Показываю ему газету с краткой и не вызывающей сомнений телеграммой, — пишет Багоцкий. — Это его не убеждает. Зовем Надежду Константиновну. К знанию ею польского языка он относился с большим доверием. Надежда Константиновна подтверждает правильность моего перевода...

 — Это конец II Интернационала, — произнес он и добавил: — С сегодняшнего дня я перестаю быть социал-демократом и становлюсь коммунистом.

Мы не придали значения этой вырвавшейся у него фразе. Потом стало ясно, что уже тогда В. И. Ленин стал вынашивать мысль о III, Коммунистическом Интернационале.

...Со свойственной ему решимостью в важных, принципиальных вопросах Владимир Ильич не поколебался пойти против общепризнанных авторитетов международного социалистического движения и провозгласить революционный призыв к беспощадной борьбе рабочих всех воюющих стран против их правительств, за превращение войны империалистической в войну гражданскую»12.

С началом войны для всех политических эмигрантов в Поронине наступили очень тяжелые времена. Не только потому, что общее настроение было крайне тревожным, но и потому также, что значительная часть местного населения стала еще более враждебно относиться ко всем иностранцам.

Следующий день принес еще одно роковое известие: 6 августа Австро-Венгрия объявила войну России.

7 августа жандармский вахмистр Л. Матыщук произвел обыск у Ульяновых в Белом Дунайце в доме Терезы Скупень. Власти Поронина решили, что настало время арестовать Ленина. Непосредственным предлогом для проведения обыска и ареста послужил донос Виктории Була, местной жительницы, помогавшей Н. К. Крупской вести домашнее хозяйство.

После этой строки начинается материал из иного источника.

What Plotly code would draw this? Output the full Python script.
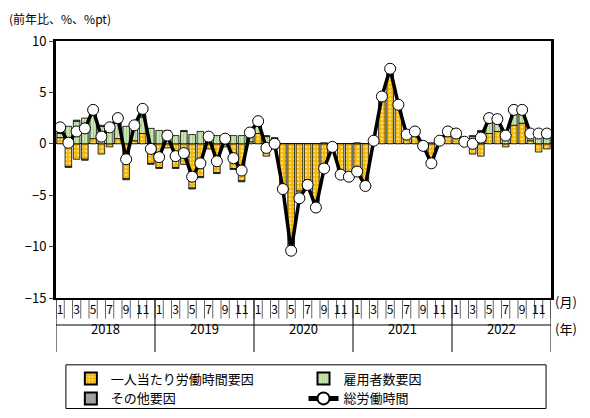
import plotly.graph_objects as go

years = ["2018", "2019", "2020", "2021", "2022"]
months = list(range(1, 13))

per_person = [0.6, -2.2, -1.5, -1.5, 0.5, -1.0, -0.3, 0.5, -3.4, 0.3, 1.0, -1.9,
              -2.3, -0.4, -2.3, -2.0, -4.3, -3.2, -0.5, -2.8, -0.3, -2.4, -3.6, 0.2,
              1.0, -1.2, -0.5, -4.0, -9.7, -4.6, -3.5, -5.5, -2.0, -0.2, -2.8, -3.0,
              -2.6, -3.9, 0.3, 4.5, 7.1, 3.6, 0.8, 1.0, -0.3, -1.8, 0.2, 1.0,
              0.6, -0.2, -1.0, -1.2, 1.0, 1.2, -0.3, 1.8, 2.0, 0.3, -0.8, -0.5]
employment = [0.4, 1.7, 2.2, 2.5, 2.8, 1.7, 1.6, 1.5, 1.7, 1.6, 1.6, 1.5,
              1.3, 1.2, 0.8, 1.2, 0.9, 1.2, 1.0, 0.8, 0.6, 0.8, 0.8, 0.9,
              1.0, 0.7, 0.5, -0.3, -0.6, -0.7, -0.5, -0.6, -0.4, -0.1, -0.2, -0.2,
              -0.1, -0.2, 0.0, 0.1, 0.2, 0.2, 0.1, 0.2, 0.1, 0.1, 0.2, 0.3,
              0.5, 0.5, 0.7, 1.2, 1.5, 1.2, 1.0, 1.5, 1.3, 0.8, 0.8, 0.7]
other = [0.1, -0.1, 0.1, -0.1, 0.1, 0.1, 0.1, 0.2, -0.1, 0.1, 0.2, -0.1,
         -0.1, 0.1, -0.1, 0.1, -0.1, -0.1, 0.1, -0.1, 0.1, -0.1, -0.1, 0.1,
         0.1, 0.1, 0.1, -0.1, -0.1, -0.1, -0.1, -0.1, 0.1, 0.1, -0.1, -0.1,
         0.1, -0.1, 0.1, 0.1, 0.1, 0.1, 0.1, 0.1, -0.1, -0.1, 0.1, 0.1,
         0.1, 0.1, 0.1, 0.1, 0.1, 0.1, 0.1, 0.1, 0.1, 0.1, 0.1, 0.1]
total = [1.6, 0.1, 1.2, 1.5, 3.3, 0.7, 1.6, 2.5, -1.5, 1.8, 3.4, -0.5,
         -1.3, 0.8, -1.2, -0.9, -3.2, -1.9, 0.7, -1.7, 0.5, -1.4, -2.6, 1.1,
         2.2, -0.4, 0.0, -4.4, -10.4, -5.3, -4.0, -6.2, -2.4, -0.3, -3.0, -3.2,
         -2.7, -4.1, 0.3, 4.6, 7.3, 3.8, 0.9, 1.2, -0.2, -1.9, 0.3, 1.2,
         1.0, 0.2, 0.0, 0.6, 2.5, 2.4, 0.8, 3.3, 3.3, 1.0, 1.0, 1.0]

x = list(range(len(total)))
tickvals = [i for i in x if i % 2 == 0]
ticktext = [str(months[i % 12]) for i in tickvals]
font = "Noto Sans CJK JP"

fig = go.Figure()
fig.add_trace(go.Bar(
    x=x, y=per_person, name="一人当たり労働時間要因", legend="legend",
    marker=dict(color="#f5b800", line=dict(color="black", width=0.8),
                pattern=dict(shape=".", fgcolor="white", bgcolor="#f5b800", size=4, solidity=0.35))))
fig.add_trace(go.Bar(
    x=x, y=employment, name="雇用者数要因", legend="legend2",
    marker=dict(color="#6cb33a", line=dict(color="black", width=0.8),
                pattern=dict(shape="|", fgcolor="#6cb33a", bgcolor="#e8f3dc", size=3, solidity=0.65))))
fig.add_trace(go.Bar(
    x=x, y=other, name="その他要因", legend="legend",
    marker=dict(color="#a0a0a0", line=dict(color="black", width=0.8))))
fig.add_trace(go.Scatter(
    x=x, y=total, name="総労働時間", mode="lines+markers", legend="legend2",
    line=dict(color="black", width=3.5),
    marker=dict(size=11, color="white", line=dict(color="black", width=1))))

# month tick separators, year separators and labels
shapes = []
for i in range(61):
    shapes.append(dict(type="line", xref="x", yref="paper", x0=i - 0.5, x1=i - 0.5,
                       y0=0, y1=-0.08, line=dict(color="black", width=0.6)))
for k, yr in enumerate(years):
    shapes.append(dict(type="line", xref="x", yref="paper", x0=12 * k - 0.5, x1=12 * k - 0.5,
                       y0=0, y1=-0.21, line=dict(color="black", width=1)))
    fig.add_annotation(x=12 * k + 5.5, y=-0.165, xref="x", yref="paper", text=yr,
                       showarrow=False, font=dict(size=13, family=font))
shapes.append(dict(type="line", xref="x", yref="paper", x0=59.5, x1=59.5,
                   y0=0, y1=-0.21, line=dict(color="black", width=1)))
shapes.append(dict(type="line", xref="x", yref="paper", x0=-0.5, x1=59.5,
                   y0=-0.105, y1=-0.105, line=dict(color="black", width=1)))
# legend frame
shapes.append(dict(type="rect", xref="paper", yref="paper", x0=0.02, x1=0.99,
                   y0=-0.43, y1=-0.26, line=dict(color="black", width=1)))

fig.add_annotation(x=-0.1, y=1.13, xref="paper", yref="paper", xanchor="left", text="(前年比、%、%pt)",
                   showarrow=False, font=dict(size=12, family=font))
fig.add_annotation(x=1.005, y=-0.06, xref="paper", yref="paper", xanchor="left", text="(月)",
                   showarrow=False, font=dict(size=13, family=font))
fig.add_annotation(x=1.005, y=-0.165, xref="paper", yref="paper", xanchor="left", text="(年)",
                   showarrow=False, font=dict(size=13, family=font))

fig.update_layout(
    width=590, height=418, barmode="relative", bargap=0.2,
    plot_bgcolor="white", paper_bgcolor="white",
    margin=dict(l=48, r=47, t=33, b=122),
    font=dict(family=font, size=13, color="black"),
    shapes=shapes,
    xaxis=dict(range=[-0.5, 59.5], tickvals=tickvals, ticktext=ticktext, showgrid=False,
               showline=True, mirror=True, linecolor="black", linewidth=2,
               ticks="", tickfont=dict(size=12)),
    yaxis=dict(range=[-15, 10], dtick=5, showgrid=False, zeroline=True, zerolinecolor="black",
               zerolinewidth=1, showline=True, mirror=True, linecolor="black", linewidth=3,
               ticks="outside", ticklen=4),
    legend=dict(x=0.03, y=-0.255, xanchor="left", yanchor="top", bgcolor="rgba(0,0,0,0)",
                font=dict(size=13), tracegroupgap=0, itemsizing="constant"),
    legend2=dict(x=0.5, y=-0.255, xanchor="left", yanchor="top", bgcolor="rgba(0,0,0,0)",
                 font=dict(size=13), tracegroupgap=0, itemsizing="constant"),
)

fig.write_html("out.html")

Видимо, и жандарму донос показался нелепым. Изъяв несколько ленинских тетрадей, заполненных статистическими данными, толком не зная, что искать и что спрашивать, не арестовав Ленина, он лишь обязал его явиться ранним утром следующего дня на вокзал к шестичасовому поезду, для того чтобы проехать в ближайший административный центр — Новый Тарг13. В составленном им донесении вахмистр писал, что слухи, будто Ленин делает съемки с дорог, — неправда, не обнаружено ничего, что указывало бы на занятие подозреваемого шпионажем, но установлено, что он поддерживал постоянную переписку с лицами, проживающими в Петербурге, а также с находящейся там редакцией газеты «Правда» и что обнаружены и изъяты тетради, содержащие «различные сопоставления Австрии, Венгрии и Германии...»14.

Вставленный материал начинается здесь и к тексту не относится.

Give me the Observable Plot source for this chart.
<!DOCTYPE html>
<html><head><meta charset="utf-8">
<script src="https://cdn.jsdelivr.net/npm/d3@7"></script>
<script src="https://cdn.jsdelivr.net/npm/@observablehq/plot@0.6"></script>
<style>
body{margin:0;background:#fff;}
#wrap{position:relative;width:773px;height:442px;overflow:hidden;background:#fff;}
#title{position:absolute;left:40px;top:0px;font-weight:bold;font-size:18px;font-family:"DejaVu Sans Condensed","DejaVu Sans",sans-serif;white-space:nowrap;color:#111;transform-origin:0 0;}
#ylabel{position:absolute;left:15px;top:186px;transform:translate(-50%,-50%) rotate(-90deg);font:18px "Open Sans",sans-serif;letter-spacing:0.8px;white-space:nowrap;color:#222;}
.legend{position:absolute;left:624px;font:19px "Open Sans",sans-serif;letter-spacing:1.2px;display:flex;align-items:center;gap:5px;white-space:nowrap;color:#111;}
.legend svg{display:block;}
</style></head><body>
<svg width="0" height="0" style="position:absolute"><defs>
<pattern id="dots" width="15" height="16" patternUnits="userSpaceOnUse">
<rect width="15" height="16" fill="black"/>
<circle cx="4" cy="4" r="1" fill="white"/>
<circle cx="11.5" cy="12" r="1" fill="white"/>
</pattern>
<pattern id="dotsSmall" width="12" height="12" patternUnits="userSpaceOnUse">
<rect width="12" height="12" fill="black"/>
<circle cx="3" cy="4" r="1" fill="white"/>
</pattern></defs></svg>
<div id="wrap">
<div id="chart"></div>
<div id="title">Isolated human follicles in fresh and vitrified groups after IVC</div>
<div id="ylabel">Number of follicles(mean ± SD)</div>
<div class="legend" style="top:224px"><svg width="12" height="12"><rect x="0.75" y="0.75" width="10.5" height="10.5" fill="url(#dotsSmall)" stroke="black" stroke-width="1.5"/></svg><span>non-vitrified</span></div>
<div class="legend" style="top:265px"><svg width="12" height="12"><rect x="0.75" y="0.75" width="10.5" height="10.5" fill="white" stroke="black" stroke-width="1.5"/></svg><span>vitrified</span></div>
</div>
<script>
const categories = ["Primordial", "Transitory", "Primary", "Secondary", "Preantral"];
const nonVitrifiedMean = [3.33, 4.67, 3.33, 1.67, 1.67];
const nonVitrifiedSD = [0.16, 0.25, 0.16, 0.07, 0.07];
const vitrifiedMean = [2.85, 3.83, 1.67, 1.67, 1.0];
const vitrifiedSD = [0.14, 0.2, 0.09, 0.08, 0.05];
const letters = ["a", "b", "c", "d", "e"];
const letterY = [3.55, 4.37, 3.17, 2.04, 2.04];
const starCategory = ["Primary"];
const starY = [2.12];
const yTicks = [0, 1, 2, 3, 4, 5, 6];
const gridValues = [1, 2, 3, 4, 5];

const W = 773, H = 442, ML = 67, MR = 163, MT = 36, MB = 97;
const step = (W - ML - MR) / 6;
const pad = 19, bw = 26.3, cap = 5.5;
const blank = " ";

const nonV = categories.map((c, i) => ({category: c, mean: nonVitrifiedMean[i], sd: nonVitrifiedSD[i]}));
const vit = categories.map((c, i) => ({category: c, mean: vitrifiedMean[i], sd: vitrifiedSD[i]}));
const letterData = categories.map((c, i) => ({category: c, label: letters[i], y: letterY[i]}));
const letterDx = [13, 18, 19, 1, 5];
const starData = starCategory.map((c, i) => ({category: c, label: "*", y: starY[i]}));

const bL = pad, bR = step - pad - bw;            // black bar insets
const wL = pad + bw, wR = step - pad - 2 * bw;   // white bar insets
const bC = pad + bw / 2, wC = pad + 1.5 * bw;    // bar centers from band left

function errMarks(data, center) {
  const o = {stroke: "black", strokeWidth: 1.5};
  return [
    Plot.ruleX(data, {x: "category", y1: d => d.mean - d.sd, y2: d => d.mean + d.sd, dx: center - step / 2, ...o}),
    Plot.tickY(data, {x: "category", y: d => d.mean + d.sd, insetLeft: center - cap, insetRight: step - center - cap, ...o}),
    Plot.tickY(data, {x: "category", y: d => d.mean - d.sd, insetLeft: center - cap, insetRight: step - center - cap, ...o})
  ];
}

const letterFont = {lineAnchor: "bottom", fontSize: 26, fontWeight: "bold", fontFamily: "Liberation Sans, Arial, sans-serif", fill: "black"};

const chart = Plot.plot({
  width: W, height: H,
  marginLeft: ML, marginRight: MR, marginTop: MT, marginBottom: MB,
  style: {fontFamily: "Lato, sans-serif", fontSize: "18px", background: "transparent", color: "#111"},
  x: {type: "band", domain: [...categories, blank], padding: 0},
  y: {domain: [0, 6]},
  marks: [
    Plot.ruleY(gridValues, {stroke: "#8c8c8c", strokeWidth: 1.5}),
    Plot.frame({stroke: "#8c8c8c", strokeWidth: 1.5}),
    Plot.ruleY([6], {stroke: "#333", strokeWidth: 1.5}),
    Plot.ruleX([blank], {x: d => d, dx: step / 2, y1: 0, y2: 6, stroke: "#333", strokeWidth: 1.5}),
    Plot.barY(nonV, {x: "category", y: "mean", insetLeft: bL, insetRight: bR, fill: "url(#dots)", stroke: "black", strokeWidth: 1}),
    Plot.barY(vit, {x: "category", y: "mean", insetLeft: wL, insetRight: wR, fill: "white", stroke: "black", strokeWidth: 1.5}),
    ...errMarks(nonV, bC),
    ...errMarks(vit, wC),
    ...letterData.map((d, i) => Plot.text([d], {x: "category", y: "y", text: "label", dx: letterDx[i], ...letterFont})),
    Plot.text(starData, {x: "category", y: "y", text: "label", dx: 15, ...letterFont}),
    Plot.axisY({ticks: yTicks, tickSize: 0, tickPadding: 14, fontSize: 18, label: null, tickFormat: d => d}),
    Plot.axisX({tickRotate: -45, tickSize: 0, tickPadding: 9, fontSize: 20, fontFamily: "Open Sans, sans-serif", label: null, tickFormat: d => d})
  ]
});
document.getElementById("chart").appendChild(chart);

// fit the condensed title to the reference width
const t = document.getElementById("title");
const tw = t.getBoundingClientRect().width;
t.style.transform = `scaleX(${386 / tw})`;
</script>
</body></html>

Тотчас же после ухода жандарма Ленин отправился на велосипеде к Багоцкому и рассказал ему о случившемся. Оба они пошли к директору Закопанского санатория доктору К. Длускому, который не колеблясь пообещал поручиться за Ленина перед новотаргским старостой. Обращение к Длускому было вызвано тем, что в конце 70 — начале 80-х годов он, как и два его брата, принимал деятельное участие в первых польских социалистических кружках, был одним из основателей в Швейцарии социалистического журнала «Рувиосц», сотрудничал с русскими революционерами. В дальнейшем Длуский отошел от революционного движения, но остался человеком прогрессивных убеждений.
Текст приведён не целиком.